> _SET EXERCISE_
Return precisely the span of lines from the top of the material below to the line containing "number; v: number;", both included. Pictures are excluded.

> _DATA EXTRACT_

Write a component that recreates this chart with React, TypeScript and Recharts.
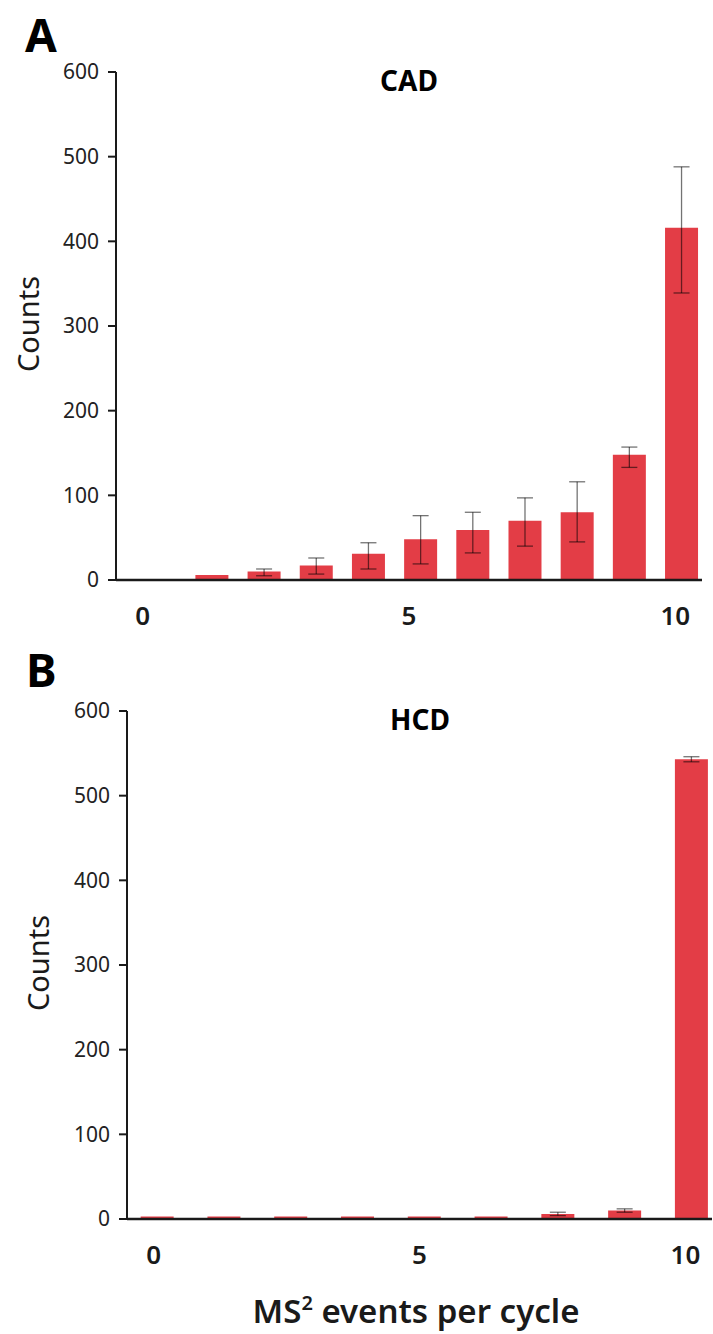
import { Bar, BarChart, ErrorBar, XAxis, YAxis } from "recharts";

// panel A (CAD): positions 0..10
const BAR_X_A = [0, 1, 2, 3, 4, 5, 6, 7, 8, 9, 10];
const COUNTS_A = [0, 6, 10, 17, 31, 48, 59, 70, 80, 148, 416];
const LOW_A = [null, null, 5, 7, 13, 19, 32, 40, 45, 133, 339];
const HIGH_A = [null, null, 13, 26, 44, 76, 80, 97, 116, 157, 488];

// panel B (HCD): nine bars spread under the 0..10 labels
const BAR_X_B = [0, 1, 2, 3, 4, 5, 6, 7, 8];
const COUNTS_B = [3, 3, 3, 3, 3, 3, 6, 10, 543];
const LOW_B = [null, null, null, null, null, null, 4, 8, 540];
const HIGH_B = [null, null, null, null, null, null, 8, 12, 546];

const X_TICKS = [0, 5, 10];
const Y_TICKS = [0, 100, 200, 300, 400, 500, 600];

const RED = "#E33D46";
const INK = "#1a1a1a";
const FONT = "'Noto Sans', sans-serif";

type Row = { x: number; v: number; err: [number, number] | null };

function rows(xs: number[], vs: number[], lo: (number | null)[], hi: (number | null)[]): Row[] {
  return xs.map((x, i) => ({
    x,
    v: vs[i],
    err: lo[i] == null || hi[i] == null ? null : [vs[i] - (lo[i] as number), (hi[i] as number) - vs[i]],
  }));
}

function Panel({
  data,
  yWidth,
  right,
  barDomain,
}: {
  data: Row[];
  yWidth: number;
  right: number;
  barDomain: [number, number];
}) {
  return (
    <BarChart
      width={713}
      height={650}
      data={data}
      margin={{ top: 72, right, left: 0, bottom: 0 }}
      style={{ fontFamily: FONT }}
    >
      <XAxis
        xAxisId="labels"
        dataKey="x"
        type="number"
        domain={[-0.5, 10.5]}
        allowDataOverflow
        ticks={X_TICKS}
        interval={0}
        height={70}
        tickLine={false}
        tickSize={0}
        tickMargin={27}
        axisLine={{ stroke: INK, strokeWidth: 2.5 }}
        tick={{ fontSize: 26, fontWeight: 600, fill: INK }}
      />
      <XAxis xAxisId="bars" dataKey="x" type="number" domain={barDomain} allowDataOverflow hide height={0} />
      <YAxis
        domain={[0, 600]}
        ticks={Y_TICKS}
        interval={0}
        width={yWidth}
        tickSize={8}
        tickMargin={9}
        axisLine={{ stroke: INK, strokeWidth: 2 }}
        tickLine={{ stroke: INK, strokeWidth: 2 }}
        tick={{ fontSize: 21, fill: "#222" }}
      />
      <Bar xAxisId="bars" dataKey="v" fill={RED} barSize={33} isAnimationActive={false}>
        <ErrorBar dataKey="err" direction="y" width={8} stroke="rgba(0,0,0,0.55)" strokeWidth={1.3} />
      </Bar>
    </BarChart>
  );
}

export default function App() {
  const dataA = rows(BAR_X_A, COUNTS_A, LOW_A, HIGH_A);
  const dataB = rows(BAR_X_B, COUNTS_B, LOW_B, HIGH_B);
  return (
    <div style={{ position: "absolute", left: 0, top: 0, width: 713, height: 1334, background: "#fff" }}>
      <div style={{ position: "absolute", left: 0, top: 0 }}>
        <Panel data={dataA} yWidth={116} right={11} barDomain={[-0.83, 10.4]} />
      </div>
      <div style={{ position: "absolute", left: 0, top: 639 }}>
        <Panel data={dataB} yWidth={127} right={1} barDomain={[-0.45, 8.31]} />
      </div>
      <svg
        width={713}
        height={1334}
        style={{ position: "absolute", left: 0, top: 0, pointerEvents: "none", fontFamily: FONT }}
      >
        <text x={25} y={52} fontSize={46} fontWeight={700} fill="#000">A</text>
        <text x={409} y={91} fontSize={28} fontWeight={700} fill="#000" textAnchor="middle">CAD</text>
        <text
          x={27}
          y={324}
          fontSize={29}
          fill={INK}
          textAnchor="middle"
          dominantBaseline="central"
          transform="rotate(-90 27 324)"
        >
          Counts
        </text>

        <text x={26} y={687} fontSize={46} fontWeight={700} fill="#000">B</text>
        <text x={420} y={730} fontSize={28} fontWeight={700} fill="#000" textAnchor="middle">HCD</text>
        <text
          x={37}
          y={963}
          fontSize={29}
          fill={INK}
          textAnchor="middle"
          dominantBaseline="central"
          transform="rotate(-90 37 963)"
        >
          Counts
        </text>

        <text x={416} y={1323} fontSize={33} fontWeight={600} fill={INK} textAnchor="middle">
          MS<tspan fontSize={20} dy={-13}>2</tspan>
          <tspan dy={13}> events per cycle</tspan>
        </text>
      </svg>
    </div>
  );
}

> _EXERCISE OUTPUT_
Write a component that recreates this chart with React, TypeScript and Recharts.
import { Bar, BarChart, ErrorBar, XAxis, YAxis } from "recharts";

// panel A (CAD): positions 0..10
const BAR_X_A = [0, 1, 2, 3, 4, 5, 6, 7, 8, 9, 10];
const COUNTS_A = [0, 6, 10, 17, 31, 48, 59, 70, 80, 148, 416];
const LOW_A = [null, null, 5, 7, 13, 19, 32, 40, 45, 133, 339];
const HIGH_A = [null, null, 13, 26, 44, 76, 80, 97, 116, 157, 488];

// panel B (HCD): nine bars spread under the 0..10 labels
const BAR_X_B = [0, 1, 2, 3, 4, 5, 6, 7, 8];
const COUNTS_B = [3, 3, 3, 3, 3, 3, 6, 10, 543];
const LOW_B = [null, null, null, null, null, null, 4, 8, 540];
const HIGH_B = [null, null, null, null, null, null, 8, 12, 546];

const X_TICKS = [0, 5, 10];
const Y_TICKS = [0, 100, 200, 300, 400, 500, 600];

const RED = "#E33D46";
const INK = "#1a1a1a";
const FONT = "'Noto Sans', sans-serif";

type Row = { x: number; v: number; err: [number, number] | null };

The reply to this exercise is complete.